Renowned scientist Dr. Ajai Kumar Sonkar, awarded with Padmashree, told our correspondent in a conversation that recently, during the study of species diversity of organisms in the South Andaman sea, an investigation was conducted by him, collected samples from 3 feet below the sand of the bottom of the sea about 150 feet deep. Laboratory testing revealed the presence of hydrogen sulphide in the sample.

Hydrogen sulphide is a very poisonous gas for all living beings and plants including humans, but for some bacterias, Hydrogen Sulphide is a life-giving gas, and oxygen is a deadly gas for them.

Naturally, Hydrogen Sulphide is produced by decomposing organic matter, dying and decaying organisms, crude petroleum, natural gas, volcanic gases, liquid manure, sewage and in the absence of oxygen.

If only 500 of its molecules are mixed in 1 million molecules of air, it can kill a person within five minutes, and a concentration of more than 700 ppm can cause the death of even the largest organisms in less than a second. This dangerous chemical is sitting at the bottom of the ocean.

Dr. Ajai told that the ocean has a circulatory system under which the water at the South and North Pole collects oxygen from the cold winds blowing from the Arctic and Antarctic. Cold water, being heavy in desity sinks to the dark bottom of the ocean, where it also takes oxygen with it to the bottom.

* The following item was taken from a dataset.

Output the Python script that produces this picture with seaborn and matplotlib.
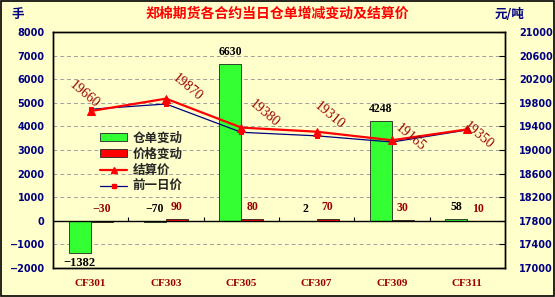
import matplotlib
matplotlib.use("Agg")
import matplotlib.pyplot as plt
import seaborn as sns
import pandas as pd
import numpy as np
from matplotlib.lines import Line2D
from matplotlib.patches import Patch, Rectangle

# ---------------- data ----------------
contracts = ["CF301", "CF303", "CF305", "CF307", "CF309", "CF311"]
warrant_change = [-1382, -70, 6630, 2, 4248, 58]      # 仓单变动 (手)
price_change = [-30, 90, 80, 70, 30, 10]              # 价格变动
settle_price = [19660, 19870, 19380, 19310, 19165, 19350]  # 结算价
prev_price = [19690, 19780, 19300, 19240, 19135, 19340]    # 前一日价
left_ticks = list(range(-2000, 8001, 1000))
right_ticks = list(range(17000, 21001, 400))
series_names = ["仓单变动", "价格变动", "结算价", "前一日价"]
title = "郑棉期货各合约当日仓单增减变动及结算价"

# ---------------- style ----------------
sns.set_style("white")
plt.rcParams["font.family"] = ["Noto Sans CJK SC", "DejaVu Sans"]
BG = "#FFFFCC"
GREEN = "#33FF33"
RED = "#FF0000"
DARKRED = "#990000"
NAVY = "#000080"
cjk = ["Noto Sans CJK SC", "DejaVu Sans"]
serif = ["Liberation Serif", "DejaVu Serif"]

df = pd.DataFrame({
    "合约": contracts * 2,
    "值": warrant_change + price_change,
    "系列": [series_names[0]] * len(contracts) + [series_names[1]] * len(contracts),
})

fig = plt.figure(figsize=(5.55, 2.97), dpi=100)
fig.patch.set_facecolor(BG)
ax = fig.add_axes([53 / 555, 1 - 268 / 297, 452 / 555, 236 / 297])
ax.set_facecolor(BG)

sns.barplot(data=df, x="合约", y="值", hue="系列", hue_order=series_names[:2],
            palette=[GREEN, RED], saturation=1, width=0.58, edgecolor="#222222",
            linewidth=0.6, legend=False, ax=ax, order=contracts)

ax.set_ylim(-2000, 8000)
ax.set_xlim(-0.5, len(contracts) - 0.5)
ax.set_yticks(left_ticks)
ax.set_yticklabels([str(t).replace("-", "\u2212") for t in left_ticks],
                   fontsize=7, fontweight="bold", color=NAVY, family="DejaVu Sans")
ax.yaxis.grid(True, linestyle=(0, (4, 3)), color="#A0A0A0", linewidth=0.7)
ax.set_axisbelow(True)
ax.axhline(0, color="black", linewidth=1.0, zorder=3)
ax.vlines(np.arange(0.5, len(contracts) - 0.5, 1), 0, 160, color="black", linewidth=0.8, zorder=3)
ax.set_xlabel("")
ax.set_ylabel("")
ax.tick_params(axis="x", length=0, pad=8)
ax.tick_params(axis="y", length=0, pad=6)
for lbl in ax.get_xticklabels():
    lbl.set_fontfamily(serif)
    lbl.set_fontweight("bold")
    lbl.set_fontsize(8)
    lbl.set_color(DARKRED)
for s in ax.spines.values():
    s.set_color("black")
    s.set_linewidth(1.0)

# bar labels
for cont, vals, col in zip(ax.containers, [warrant_change, price_change], ["black", DARKRED]):
    for patch, v in zip(cont.patches, vals):
        xc = patch.get_x() + patch.get_width() / 2
        if v < -500:
            ax.annotate(str(v).replace("-", "\u2212"), (xc, v), xytext=(0, -10),
                        textcoords="offset pixels", ha="center", va="center",
                        fontsize=9, fontweight="bold", family=serif, color=col, zorder=5)
        else:
            ax.annotate(str(v).replace("-", "\u2212"), (xc, max(v, 0)), xytext=(0, 12),
                        textcoords="offset pixels", ha="center", va="center",
                        fontsize=8.5, fontweight="bold", family=serif, color=col, zorder=5)

# price lines on the right axis
ax2 = ax.twinx()
ax2.set_facecolor("none")
sns.lineplot(x=contracts, y=prev_price, sort=False, ax=ax2, color=NAVY, linewidth=0.9,
             marker="s", markersize=2.5, markerfacecolor=RED, markeredgecolor=RED, zorder=4)
sns.lineplot(x=contracts, y=settle_price, sort=False, ax=ax2, color=RED, linewidth=1.6,
             marker="^", markersize=6, markerfacecolor=RED, markeredgecolor=RED, zorder=5)
ax2.set_ylim(17000, 21000)
ax2.set_yticks(right_ticks)
ax2.set_yticklabels([str(t) for t in right_ticks], fontsize=7, fontweight="bold",
                    color=NAVY, family="DejaVu Sans")
ax2.tick_params(axis="y", direction="in", length=4, pad=10, color="black")
ax2.set_ylabel("")
ax2.set_xlim(-0.5, len(contracts) - 0.5)
for s in ax2.spines.values():
    s.set_color("black")
    s.set_linewidth(1.0)

label_offsets = [(-6, 17), (21, 11), (23, 14), (13, 16), (18, 3), (11, -6)]
for i, (v, off) in enumerate(zip(settle_price, label_offsets)):
    ax2.annotate(str(v), (i, v), xytext=off, textcoords="offset pixels",
                 ha="center", va="center", rotation=-40, fontsize=10,
                 family=serif, color=DARKRED, zorder=6)

handles = [
    Patch(facecolor=GREEN, edgecolor="#222222", linewidth=0.6),
    Patch(facecolor=RED, edgecolor="#222222", linewidth=0.6),
    Line2D([], [], color=RED, linewidth=1.6, marker="^", markersize=5),
    Line2D([], [], color=NAVY, linewidth=0.9, marker="s", markersize=2.5,
           markerfacecolor=RED, markeredgecolor=RED),
]
ax2.legend(handles, series_names, loc="upper left", bbox_to_anchor=(0.09, 0.605),
           frameon=False, prop={"family": cjk, "weight": "bold", "size": 9},
           handlelength=2.2, handleheight=0.6, handletextpad=0.4, labelspacing=0.25,
           borderpad=0)

# titles and units
fig.text(0.5, 1 - 14 / 297, title, ha="center", va="center", fontsize=10,
         fontweight="bold", color=RED, family=cjk)
fig.text(18 / 555, 1 - 14 / 297, "手", ha="center", va="center", fontsize=9,
         fontweight="bold", color=NAVY, family=cjk)
fig.text(510 / 555, 1 - 14 / 297, "元/吨", ha="center", va="center", fontsize=9,
         fontweight="bold", color=NAVY, family=cjk)

fig.patches.append(Rectangle((0.001, 0.002), 0.997, 0.996, transform=fig.transFigure,
                             fill=False, edgecolor="black", linewidth=1.2))

fig.savefig("out.png", dpi=100, facecolor=BG)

There it is used by the organisms living on the bottom, from there this oxygenated water flows in the dark bottom of the ocean and reaches the equator and as the temperature increases, it comes to the surface and comes out. In this way this life-giving cycle continues. Through this excellent circulation system, oxygen is supplied to the dark bottom of the sea.

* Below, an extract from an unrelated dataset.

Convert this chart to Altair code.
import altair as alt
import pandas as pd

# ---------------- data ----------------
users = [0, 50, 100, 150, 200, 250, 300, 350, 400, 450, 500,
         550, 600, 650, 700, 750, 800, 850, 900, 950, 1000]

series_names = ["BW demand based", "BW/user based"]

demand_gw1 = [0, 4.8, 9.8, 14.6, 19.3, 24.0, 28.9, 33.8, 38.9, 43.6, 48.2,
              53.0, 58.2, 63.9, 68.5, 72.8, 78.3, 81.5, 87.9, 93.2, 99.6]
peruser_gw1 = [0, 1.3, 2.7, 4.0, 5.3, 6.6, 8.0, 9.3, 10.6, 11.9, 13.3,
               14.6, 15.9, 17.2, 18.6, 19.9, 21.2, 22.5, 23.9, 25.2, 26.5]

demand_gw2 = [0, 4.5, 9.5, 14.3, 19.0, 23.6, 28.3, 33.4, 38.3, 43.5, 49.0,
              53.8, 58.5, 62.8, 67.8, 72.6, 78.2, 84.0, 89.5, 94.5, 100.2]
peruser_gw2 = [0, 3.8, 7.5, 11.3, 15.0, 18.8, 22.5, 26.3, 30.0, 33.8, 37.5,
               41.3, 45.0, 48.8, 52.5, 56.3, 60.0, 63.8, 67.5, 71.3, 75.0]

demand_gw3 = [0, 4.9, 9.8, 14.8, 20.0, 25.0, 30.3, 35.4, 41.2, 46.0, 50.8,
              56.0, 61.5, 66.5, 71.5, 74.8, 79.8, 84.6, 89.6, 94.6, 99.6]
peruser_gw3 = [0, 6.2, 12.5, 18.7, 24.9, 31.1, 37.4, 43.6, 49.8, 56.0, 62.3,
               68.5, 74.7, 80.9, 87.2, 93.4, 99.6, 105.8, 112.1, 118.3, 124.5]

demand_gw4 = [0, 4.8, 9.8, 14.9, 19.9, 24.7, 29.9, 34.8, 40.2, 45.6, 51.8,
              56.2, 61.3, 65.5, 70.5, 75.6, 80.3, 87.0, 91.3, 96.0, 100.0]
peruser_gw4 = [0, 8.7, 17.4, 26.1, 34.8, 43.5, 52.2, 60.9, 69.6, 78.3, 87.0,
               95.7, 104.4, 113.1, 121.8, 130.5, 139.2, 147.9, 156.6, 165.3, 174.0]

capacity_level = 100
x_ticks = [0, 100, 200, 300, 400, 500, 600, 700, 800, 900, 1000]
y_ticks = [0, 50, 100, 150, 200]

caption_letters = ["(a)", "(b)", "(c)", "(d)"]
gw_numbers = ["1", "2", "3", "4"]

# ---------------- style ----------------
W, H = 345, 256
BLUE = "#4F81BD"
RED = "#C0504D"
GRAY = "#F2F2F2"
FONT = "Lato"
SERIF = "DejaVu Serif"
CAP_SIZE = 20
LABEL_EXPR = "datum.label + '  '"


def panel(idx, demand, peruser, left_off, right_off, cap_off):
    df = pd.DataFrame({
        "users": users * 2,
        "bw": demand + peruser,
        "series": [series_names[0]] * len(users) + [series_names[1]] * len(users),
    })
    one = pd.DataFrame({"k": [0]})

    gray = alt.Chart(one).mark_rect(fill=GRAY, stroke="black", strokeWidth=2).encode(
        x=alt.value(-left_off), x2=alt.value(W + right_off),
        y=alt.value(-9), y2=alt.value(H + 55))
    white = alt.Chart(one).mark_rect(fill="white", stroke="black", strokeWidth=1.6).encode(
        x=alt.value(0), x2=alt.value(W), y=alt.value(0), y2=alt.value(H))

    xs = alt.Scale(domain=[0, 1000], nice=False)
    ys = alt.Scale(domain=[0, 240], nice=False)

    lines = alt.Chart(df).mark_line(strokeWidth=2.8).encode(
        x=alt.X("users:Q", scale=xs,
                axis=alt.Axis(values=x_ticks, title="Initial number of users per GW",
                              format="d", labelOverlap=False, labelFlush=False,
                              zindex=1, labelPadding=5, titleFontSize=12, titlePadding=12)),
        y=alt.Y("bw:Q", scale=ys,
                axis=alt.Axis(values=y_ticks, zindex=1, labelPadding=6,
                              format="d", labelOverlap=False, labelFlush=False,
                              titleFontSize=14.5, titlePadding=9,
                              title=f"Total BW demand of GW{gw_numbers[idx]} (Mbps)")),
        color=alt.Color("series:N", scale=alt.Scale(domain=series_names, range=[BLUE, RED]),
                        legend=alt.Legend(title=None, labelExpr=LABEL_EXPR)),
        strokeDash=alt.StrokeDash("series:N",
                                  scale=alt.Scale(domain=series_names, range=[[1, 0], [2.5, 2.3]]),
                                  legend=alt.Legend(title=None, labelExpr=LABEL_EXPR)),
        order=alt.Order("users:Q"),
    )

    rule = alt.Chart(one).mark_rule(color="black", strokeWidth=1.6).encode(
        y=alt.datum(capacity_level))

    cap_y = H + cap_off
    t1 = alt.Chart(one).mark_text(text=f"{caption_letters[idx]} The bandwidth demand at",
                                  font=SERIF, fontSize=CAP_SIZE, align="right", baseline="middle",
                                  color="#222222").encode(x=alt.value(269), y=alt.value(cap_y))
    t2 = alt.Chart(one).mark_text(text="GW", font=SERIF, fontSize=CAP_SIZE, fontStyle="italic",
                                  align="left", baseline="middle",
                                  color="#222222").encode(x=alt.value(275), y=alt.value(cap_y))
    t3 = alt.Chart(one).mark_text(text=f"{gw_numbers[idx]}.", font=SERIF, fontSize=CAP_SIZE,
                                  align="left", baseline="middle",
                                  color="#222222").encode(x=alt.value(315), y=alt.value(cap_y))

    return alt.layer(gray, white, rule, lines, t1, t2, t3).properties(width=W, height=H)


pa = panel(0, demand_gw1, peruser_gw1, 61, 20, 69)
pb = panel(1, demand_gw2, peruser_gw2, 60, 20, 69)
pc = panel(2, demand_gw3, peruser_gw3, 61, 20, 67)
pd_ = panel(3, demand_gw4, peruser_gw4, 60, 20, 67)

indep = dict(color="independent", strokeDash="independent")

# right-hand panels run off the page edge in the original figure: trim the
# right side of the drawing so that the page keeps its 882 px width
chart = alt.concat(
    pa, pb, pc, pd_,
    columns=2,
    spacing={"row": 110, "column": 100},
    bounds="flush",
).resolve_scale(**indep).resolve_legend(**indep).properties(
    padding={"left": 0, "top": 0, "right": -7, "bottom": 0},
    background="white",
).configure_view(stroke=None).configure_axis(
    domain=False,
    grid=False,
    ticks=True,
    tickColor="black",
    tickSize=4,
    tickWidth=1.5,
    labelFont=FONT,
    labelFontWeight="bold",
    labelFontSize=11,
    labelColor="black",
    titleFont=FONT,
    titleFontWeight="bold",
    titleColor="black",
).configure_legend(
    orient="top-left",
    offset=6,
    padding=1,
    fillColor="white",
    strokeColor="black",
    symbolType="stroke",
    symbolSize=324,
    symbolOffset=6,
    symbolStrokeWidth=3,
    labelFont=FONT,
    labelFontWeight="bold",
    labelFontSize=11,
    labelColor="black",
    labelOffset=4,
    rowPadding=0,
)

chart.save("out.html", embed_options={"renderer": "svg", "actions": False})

But due to our destructive development activities the environment has become sick and the earth is continuously getting warmer.

When the surface water of the ocean becomes warm, it becomes less dense than the water at the bottom and cannot sink to the bottom. Due to which such a system is formed that stops oxygen reaching the bottom.

When in the coming time, the surface water of the sea at the North and South Pole would get heated, then that water will stop going to the bottom of the sea, due to which oxygen will stop reaching the bottom. If oxygen does not go to the deep water, then the bacterias producing hydrogen sulphide will proliferate very fast. They will grow and fill that sea with poisonous violet sludge, then a cloud of yellow hydrogen sulphide will rise due to which there will be mass destruction of all the animals and plants in the sea and on the earth.